Nose blindness is a very important thing to understand. After 15 minutes of wearing cologne, your own nose will stop detecting it even if it is still very strong to everyone around you. This is why 90% of guys end up over spraying. Just because you can't smell it anymore doesn't mean it's gone.

How To Properly Test How Long Your Cologne Smells

The only way to know for sure how long your cologne smells is to test it properly. Don't trust reviews, don't trust the bottle, test it yourself under normal real world conditions. It only takes one day and will save you hundreds of dollars on bad purchases.
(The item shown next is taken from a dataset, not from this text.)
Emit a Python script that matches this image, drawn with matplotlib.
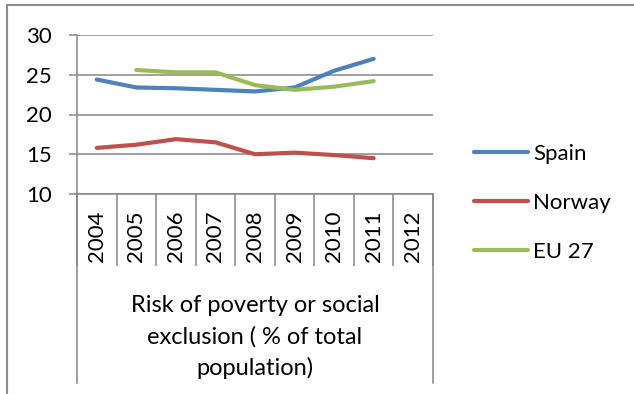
import matplotlib.pyplot as plt
from matplotlib.lines import Line2D
from matplotlib.patches import Rectangle
import matplotlib.transforms as mtransforms

plt.rcParams['font.family'] = ['Lato', 'DejaVu Sans']

years = ['2004', '2005', '2006', '2007', '2008', '2009', '2010', '2011', '2012']
spain = [24.4, 23.4, 23.3, 23.1, 22.9, 23.4, 25.5, 27.0, None]
norway = [15.8, 16.2, 16.9, 16.5, 15.0, 15.2, 14.9, 14.5, None]
eu27 = [None, 25.6, 25.3, 25.3, 23.7, 23.1, 23.5, 24.2, None]
category_label = 'Risk of poverty or social\nexclusion ( % of total\npopulation)'

series = [('Spain', spain, '#4F81BD'),
          ('Norway', norway, '#C0504D'),
          ('EU 27', eu27, '#9BBB59')]

grid_col = '#868686'
W, H = 634, 394

fig = plt.figure(figsize=(W / 100, H / 100), dpi=100)
ax = fig.add_axes([77 / W, (H - 194) / H, 356 / W, 159 / H])

x = list(range(len(years)))
for name, vals, col in series:
    pts = [(i, v) for i, v in zip(x, vals) if v is not None]
    ax.plot([p[0] for p in pts], [p[1] for p in pts], color=col, lw=3.0,
            solid_capstyle='round', solid_joinstyle='round', label=name)

ax.set_xlim(-0.5, len(years) - 0.5)
ax.set_ylim(10, 30)
ax.set_yticks([10, 15, 20, 25, 30])
ax.grid(axis='y', color=grid_col, lw=1.1)
ax.set_axisbelow(True)

for side in ['top', 'right']:
    ax.spines[side].set_visible(False)
for side in ['left', 'bottom']:
    ax.spines[side].set_color(grid_col)
    ax.spines[side].set_linewidth(1.1)

ax.tick_params(axis='y', length=6, width=1.1, color=grid_col, pad=12,
               labelsize=16)

# year labels sit between boundary ticks that hang below the axis
ax.set_xticks(x)
ax.set_xticklabels(years, rotation=90, fontsize=16)
ax.tick_params(axis='x', which='major', length=0, pad=12)
ax.set_xticks([i - 0.5 for i in range(len(years) + 1)], minor=True)
ax.tick_params(axis='x', which='minor', length=52, width=1.1, color=grid_col)

# outer edges of the category block extend down past the label
trans = mtransforms.blended_transform_factory(ax.transData, ax.transAxes)
for xe in (-0.5, len(years) - 0.5):
    ax.add_line(Line2D([xe, xe], [0, -1.19], transform=trans, color=grid_col,
                       lw=1.1, clip_on=False))

ax.text(0.5, -0.9, category_label, transform=ax.transAxes, ha='center',
        va='center', fontsize=17, linespacing=1.56)

leg = fig.legend(loc='center left', bbox_to_anchor=(474 / W, (H - 203) / H),
                 frameon=False, fontsize=16, handlelength=2.45,
                 handletextpad=0.2, labelspacing=1.3, borderpad=0,
                 borderaxespad=0)

# chart border running off the top, right and bottom edges
fig.patches.append(Rectangle((7 / W, -0.1), 2.0, (H - 5) / H + 0.1,
                             transform=fig.transFigure, fill=False,
                             edgecolor='#8C8C8C', lw=1.5))

fig.savefig('out.png', dpi=100, facecolor='white')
The biggest mistake people make when testing is smelling their own arm all day. As we mentioned earlier, you will get nose blindness very quickly. You cannot accurately judge your own cologne after the first 30 minutes.

Time Elapsed Test Action
0 minutes Spray once on clean moisturized chest
3 hours Ask a trusted friend to smell you from 1 foot away
6 hours Ask them to smell again from 6 inches away
8 hours Ask them to get within 2 inches to check for close scent

Always do this test on a normal work or school day, not when you are sitting around the house. Your activity level, sweat, and movement all change how the cologne wears. Once you know the real wear time for your favourite cologne, you will never again guess how much to spray or when you need to reapply.

At the end of the day, there is no magic number for how long cologne smells. The 3 to 6 hour average is a good starting point, but your skin, habits, weather and spray location will all change that number. Stop trusting brand marketing, stop guessing, and start testing your cologne properly. Even small changes like adding moisturizer or spraying on your chest instead of your wrists can double how long your cologne lasts, and make every bottle go twice as far.

Tomorrow morning, try one small change when you put on your cologne. Test it for the day, ask someone you trust for honest feedback, and see the difference for yourself. Once you understand how cologne actually works, you'll never waste money on bad cologne again, and you'll always smell exactly how you want, exactly when you want.